ISS went into battle against the Wachtell Lipton plan. It recommended withholding votes for the re-election of directors of Provident Financial, one of the first companies to adopt it. Faced with this nuclear option, Provident backed down. Of the 33 companies that adopted the bylaw, two-thirds have since reversed course. Mr Lipton concedes the idea has died.

ISS has signalled it will use its power again. Directors of boards that ignore shareholder votes will find themselves with a negative recommendation when they are next up for election, it says. That could sharply alter the balance of power between boards and shareholders.

The proxy advisers’ increased leverage, and greater determination to use it, has put them in the line of fire of corporations and their lobbyists, who have been trying to persuade the SEC to curb their power, or at least to complicate life for them by bringing them under new regulatory oversight.

“The question is whether ISS, which owns no stock, should have the power of a $4tn voter,” a Wachtell Lipton partner told a roundtable convened by the SEC last December.

ISS says its policies on corporate governance issues reflect its regular surveys of institutional investors, hedge funds and companies. Critics say ISS is squarely in the activists’ camp. The SEC is considering rules that would force the company to be more explicit about whether it is doing consulting work for the hedge funds, on whose proposals it is also making recommendations.

Chris Cernich, an ISS director, insists it makes such disclosures to clients already and has Chinese walls between its research and consulting divisions. “Hedge funds are pretty frustrated with us a lot of the time, too,” he says. “We recommend against a lot of hedge funds, including hedge funds that buy research from us.”

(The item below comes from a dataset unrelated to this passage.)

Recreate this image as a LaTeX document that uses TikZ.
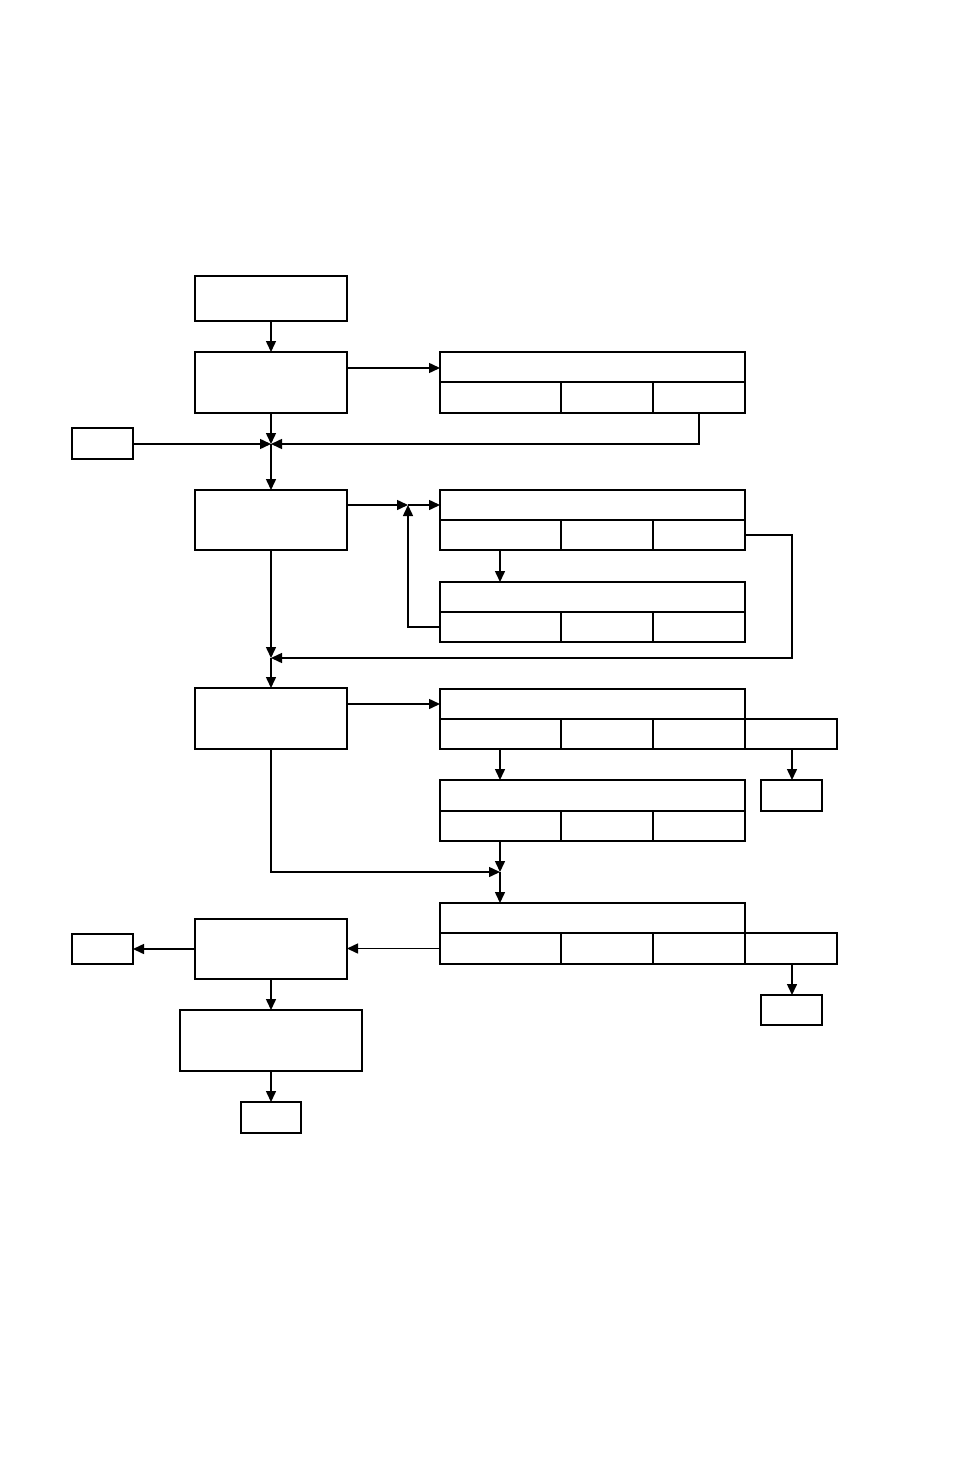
\documentclass[tikz,border=0pt]{standalone}
\usetikzlibrary{arrows.meta}
\newcommand{\bx}[5]{\node[boxst,minimum width={(#4-#2)*1pt},minimum height={(#5-#3)*1pt}] (#1) at ({(#2+#4)/2},{(#3+#5)/2}) {};}
\begin{document}
\begin{tikzpicture}[x=1pt,y=-1pt,
  boxst/.style={draw,line width=1.5pt,inner sep=0pt,outer sep=0pt},
  arr/.style={line width=1.5pt,-{Triangle[length=11pt,width=10pt]}},
  ln/.style={line width=1.5pt}]
\useasboundingbox (0,0) rectangle (954,1474);
% left column
\bx{A}{195}{276}{347}{321}
\bx{B}{195}{352}{347}{413}
\bx{C}{195}{490}{347}{550}
\bx{D}{195}{688}{347}{749}
\bx{E}{195}{919}{347}{979}
\bx{F}{180}{1010}{362}{1071}
\bx{G}{241}{1102}{301}{1133}
\bx{L1}{72}{428}{133}{459}
\bx{L2}{72}{934}{133}{964}
\bx{R1}{761}{780}{822}{811}
\bx{R2}{761}{995}{822}{1025}
% table 1
\bx{T1h}{440}{352}{745}{382}
\bx{T1a}{440}{382}{561}{413}
\bx{T1b}{561}{382}{653}{413}
\bx{T1c}{653}{382}{745}{413}
% table 2
\bx{T2h}{440}{490}{745}{520}
\bx{T2a}{440}{520}{561}{550}
\bx{T2b}{561}{520}{653}{550}
\bx{T2c}{653}{520}{745}{550}
% table 3
\bx{T3h}{440}{582}{745}{612}
\bx{T3a}{440}{612}{561}{642}
\bx{T3b}{561}{612}{653}{642}
\bx{T3c}{653}{612}{745}{642}
% table 4
\bx{T4h}{440}{689}{745}{719}
\bx{T4a}{440}{719}{561}{749}
\bx{T4b}{561}{719}{653}{749}
\bx{T4c}{653}{719}{745}{749}
\bx{T4d}{745}{719}{837}{749}
% table 5
\bx{T5h}{440}{780}{745}{811}
\bx{T5a}{440}{811}{561}{841}
\bx{T5b}{561}{811}{653}{841}
\bx{T5c}{653}{811}{745}{841}
% table 6
\bx{T6h}{440}{903}{745}{933}
\bx{T6a}{440}{933}{561}{964}
\bx{T6b}{561}{933}{653}{964}
\bx{T6c}{653}{933}{745}{964}
\bx{T6d}{745}{933}{837}{964}
% junctions
\coordinate (J1) at (271,444);
\coordinate (J2) at (408,505);
\coordinate (J3) at (271,658);
\coordinate (J4) at (500,872);
% connectors
\draw[arr] (A.south) -- (B.north);
\draw[arr] (B.east |- 0,368) -- (T1h.west |- 0,368);
\draw[arr] (B.south) -- (J1);
\draw[arr] (L1.east |- J1) -- (J1);
\draw[arr] (T1c.south -| 699,0) -- (699,444) -- (J1);
\draw[arr] (J1) -- (C.north);
\draw[arr] (C.east |- J2) -- (J2);
\draw[arr] (J2) -- (T2h.west |- J2);
\draw[arr] (T2a.south -| 500,0) -- (T3h.north -| 500,0);
\draw[arr] (T3a.west) -- (J2 |- T3a.west) -- (J2);
\draw[arr] (T2c.east) -- (792,535) -- (792,658) -- (J3);
\draw[arr] (C.south) -- (J3);
\draw[arr] (J3) -- (D.north);
\draw[arr] (D.east |- 0,704) -- (T4h.west |- 0,704);
\draw[arr] (T4a.south -| 500,0) -- (T5h.north -| 500,0);
\draw[arr] (T4d.south -| 792,0) -- (R1.north -| 792,0);
\draw[arr] (T5a.south -| 500,0) -- (J4);
\draw[arr] (D.south) -- (271,872) -- (J4);
\draw[arr] (J4) -- (T6h.north -| J4);
\draw[arr] (T6a.west) -- (E.east |- T6a.west);
\draw[arr] (E.west) -- (L2.east |- E.west);
\draw[arr] (T6d.south -| 792,0) -- (R2.north -| 792,0);
\draw[arr] (E.south) -- (E.south |- F.north);
\draw[arr] (G.north |- F.south) -- (G.north);
\end{tikzpicture}
\end{document}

Wachtell Lipton also appealed to the SEC to force activists to come clean about their stake-building earlier. Funds have to publicly reveal a stake of more than 5pc but they have 10 days to do so after passing that threshold. Together with buying during that grace period, Mr Ackman and other activists targeting JC Penney in 2010 suddenly emerged with 27pc of the retailer under their control. The idea of speedier disclosure rules has been supported by Dan Gallagher, an SEC commissioner, and by Leo Strine, the chief justice of Delaware, where most large public companies are incorporated. Mr Lipton’s pessimism over battles behind the battles is the result of a December speech by Mary Jo White, the SEC chairman, in which she lauded activists. “It was not so long ago that the ‘activist’ moniker had a distinctly negative connotation,” Ms White said. “It was a term equated with the generally frowned upon practice of taking an ownership position to influence a company for short-term gain. But that view of shareholder activists, is not necessarily the current view and it is certainly not the only view.”